Give a verbatim copy of the lines below, minus the pictures.

***** Source excerpt

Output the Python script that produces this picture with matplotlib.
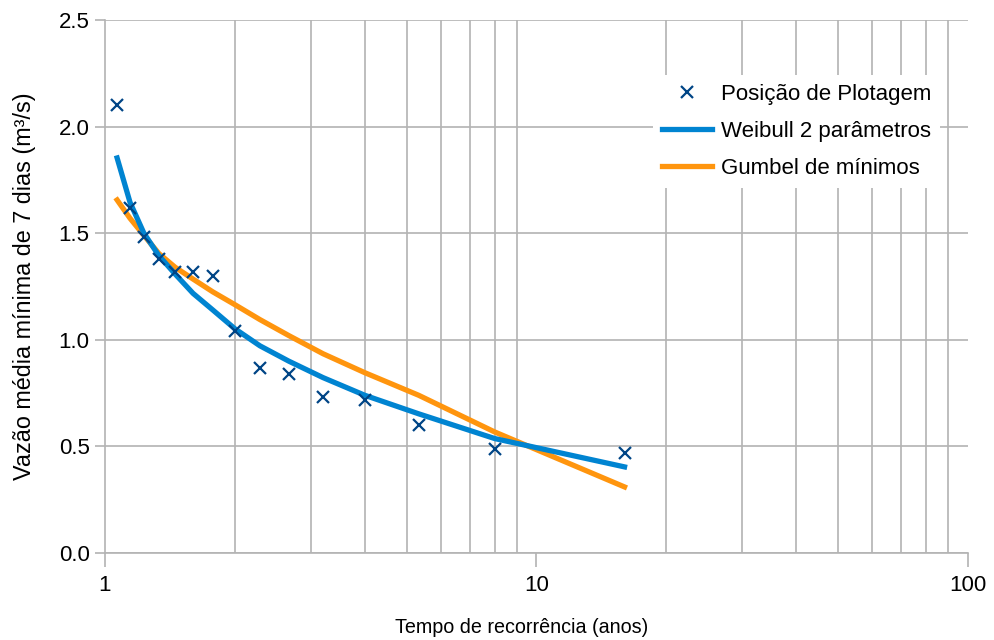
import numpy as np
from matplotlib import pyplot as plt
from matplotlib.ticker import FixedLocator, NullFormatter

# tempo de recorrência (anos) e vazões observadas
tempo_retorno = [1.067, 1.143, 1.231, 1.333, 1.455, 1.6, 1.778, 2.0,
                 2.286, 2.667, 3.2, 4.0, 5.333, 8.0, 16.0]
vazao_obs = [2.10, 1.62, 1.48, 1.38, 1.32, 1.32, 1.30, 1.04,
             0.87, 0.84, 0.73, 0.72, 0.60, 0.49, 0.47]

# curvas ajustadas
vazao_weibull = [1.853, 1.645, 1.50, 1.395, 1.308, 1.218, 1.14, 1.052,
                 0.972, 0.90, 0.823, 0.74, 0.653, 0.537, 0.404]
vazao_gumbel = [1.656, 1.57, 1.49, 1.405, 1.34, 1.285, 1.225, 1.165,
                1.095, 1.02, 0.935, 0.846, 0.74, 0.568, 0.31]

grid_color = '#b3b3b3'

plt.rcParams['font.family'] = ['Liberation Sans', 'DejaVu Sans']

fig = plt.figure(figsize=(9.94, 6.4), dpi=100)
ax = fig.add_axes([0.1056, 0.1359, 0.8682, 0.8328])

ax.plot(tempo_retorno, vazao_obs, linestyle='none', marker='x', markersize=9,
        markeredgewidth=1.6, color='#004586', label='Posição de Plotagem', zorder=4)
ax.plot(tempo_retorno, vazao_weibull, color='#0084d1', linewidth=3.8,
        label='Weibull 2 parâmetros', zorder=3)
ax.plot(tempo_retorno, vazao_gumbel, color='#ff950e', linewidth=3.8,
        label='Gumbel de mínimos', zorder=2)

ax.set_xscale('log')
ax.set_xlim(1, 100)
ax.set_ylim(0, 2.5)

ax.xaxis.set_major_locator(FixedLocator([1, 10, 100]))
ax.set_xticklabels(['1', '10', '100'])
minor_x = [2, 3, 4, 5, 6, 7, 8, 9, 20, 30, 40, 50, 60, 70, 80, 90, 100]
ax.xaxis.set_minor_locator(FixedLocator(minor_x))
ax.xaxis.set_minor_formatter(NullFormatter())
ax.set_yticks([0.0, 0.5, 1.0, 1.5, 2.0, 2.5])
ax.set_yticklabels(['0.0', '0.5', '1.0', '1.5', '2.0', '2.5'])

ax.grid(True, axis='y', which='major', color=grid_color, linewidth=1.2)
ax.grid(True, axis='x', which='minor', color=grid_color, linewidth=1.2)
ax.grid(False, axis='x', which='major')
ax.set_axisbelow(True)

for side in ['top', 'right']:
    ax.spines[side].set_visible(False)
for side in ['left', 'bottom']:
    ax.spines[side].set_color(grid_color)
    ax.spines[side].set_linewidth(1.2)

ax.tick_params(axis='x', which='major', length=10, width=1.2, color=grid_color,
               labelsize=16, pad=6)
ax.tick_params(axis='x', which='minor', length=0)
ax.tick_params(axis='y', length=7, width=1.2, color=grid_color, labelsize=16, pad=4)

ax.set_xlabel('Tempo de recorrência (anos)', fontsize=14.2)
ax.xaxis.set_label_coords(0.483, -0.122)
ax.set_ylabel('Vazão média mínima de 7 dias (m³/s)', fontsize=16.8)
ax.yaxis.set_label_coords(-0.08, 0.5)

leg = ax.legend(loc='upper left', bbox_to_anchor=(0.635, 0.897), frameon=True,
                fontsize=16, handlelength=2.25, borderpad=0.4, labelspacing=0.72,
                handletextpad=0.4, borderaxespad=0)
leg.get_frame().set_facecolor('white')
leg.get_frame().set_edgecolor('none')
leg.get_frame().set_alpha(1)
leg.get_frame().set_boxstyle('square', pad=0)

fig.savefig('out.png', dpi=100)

**********

#### Complete output:
Output the Python script that produces this picture with matplotlib.
import numpy as np
from matplotlib import pyplot as plt
from matplotlib.ticker import FixedLocator, NullFormatter

# tempo de recorrência (anos) e vazões observadas
tempo_retorno = [1.067, 1.143, 1.231, 1.333, 1.455, 1.6, 1.778, 2.0,
                 2.286, 2.667, 3.2, 4.0, 5.333, 8.0, 16.0]
vazao_obs = [2.10, 1.62, 1.48, 1.38, 1.32, 1.32, 1.30, 1.04,
             0.87, 0.84, 0.73, 0.72, 0.60, 0.49, 0.47]

# curvas ajustadas
vazao_weibull = [1.853, 1.645, 1.50, 1.395, 1.308, 1.218, 1.14, 1.052,
                 0.972, 0.90, 0.823, 0.74, 0.653, 0.537, 0.404]
vazao_gumbel = [1.656, 1.57, 1.49, 1.405, 1.34, 1.285, 1.225, 1.165,
                1.095, 1.02, 0.935, 0.846, 0.74, 0.568, 0.31]

grid_color = '#b3b3b3'

plt.rcParams['font.family'] = ['Liberation Sans', 'DejaVu Sans']

fig = plt.figure(figsize=(9.94, 6.4), dpi=100)
ax = fig.add_axes([0.1056, 0.1359, 0.8682, 0.8328])

ax.plot(tempo_retorno, vazao_obs, linestyle='none', marker='x', markersize=9,
        markeredgewidth=1.6, color='#004586', label='Posição de Plotagem', zorder=4)
ax.plot(tempo_retorno, vazao_weibull, color='#0084d1', linewidth=3.8,
        label='Weibull 2 parâmetros', zorder=3)
ax.plot(tempo_retorno, vazao_gumbel, color='#ff950e', linewidth=3.8,
        label='Gumbel de mínimos', zorder=2)

ax.set_xscale('log')
ax.set_xlim(1, 100)
ax.set_ylim(0, 2.5)

ax.xaxis.set_major_locator(FixedLocator([1, 10, 100]))
ax.set_xticklabels(['1', '10', '100'])
minor_x = [2, 3, 4, 5, 6, 7, 8, 9, 20, 30, 40, 50, 60, 70, 80, 90, 100]
ax.xaxis.set_minor_locator(FixedLocator(minor_x))
ax.xaxis.set_minor_formatter(NullFormatter())
ax.set_yticks([0.0, 0.5, 1.0, 1.5, 2.0, 2.5])
ax.set_yticklabels(['0.0', '0.5', '1.0', '1.5', '2.0', '2.5'])

ax.grid(True, axis='y', which='major', color=grid_color, linewidth=1.2)
ax.grid(True, axis='x', which='minor', color=grid_color, linewidth=1.2)
ax.grid(False, axis='x', which='major')
ax.set_axisbelow(True)

for side in ['top', 'right']:
    ax.spines[side].set_visible(False)
for side in ['left', 'bottom']:
    ax.spines[side].set_color(grid_color)
    ax.spines[side].set_linewidth(1.2)

ax.tick_params(axis='x', which='major', length=10, width=1.2, color=grid_color,
               labelsize=16, pad=6)
ax.tick_params(axis='x', which='minor', length=0)
ax.tick_params(axis='y', length=7, width=1.2, color=grid_color, labelsize=16, pad=4)

ax.set_xlabel('Tempo de recorrência (anos)', fontsize=14.2)
ax.xaxis.set_label_coords(0.483, -0.122)
ax.set_ylabel('Vazão média mínima de 7 dias (m³/s)', fontsize=16.8)
ax.yaxis.set_label_coords(-0.08, 0.5)

leg = ax.legend(loc='upper left', bbox_to_anchor=(0.635, 0.897), frameon=True,
                fontsize=16, handlelength=2.25, borderpad=0.4, labelspacing=0.72,
                handletextpad=0.4, borderaxespad=0)
leg.get_frame().set_facecolor('white')
leg.get_frame().set_edgecolor('none')
leg.get_frame().set_alpha(1)
leg.get_frame().set_boxstyle('square', pad=0)

fig.savefig('out.png', dpi=100)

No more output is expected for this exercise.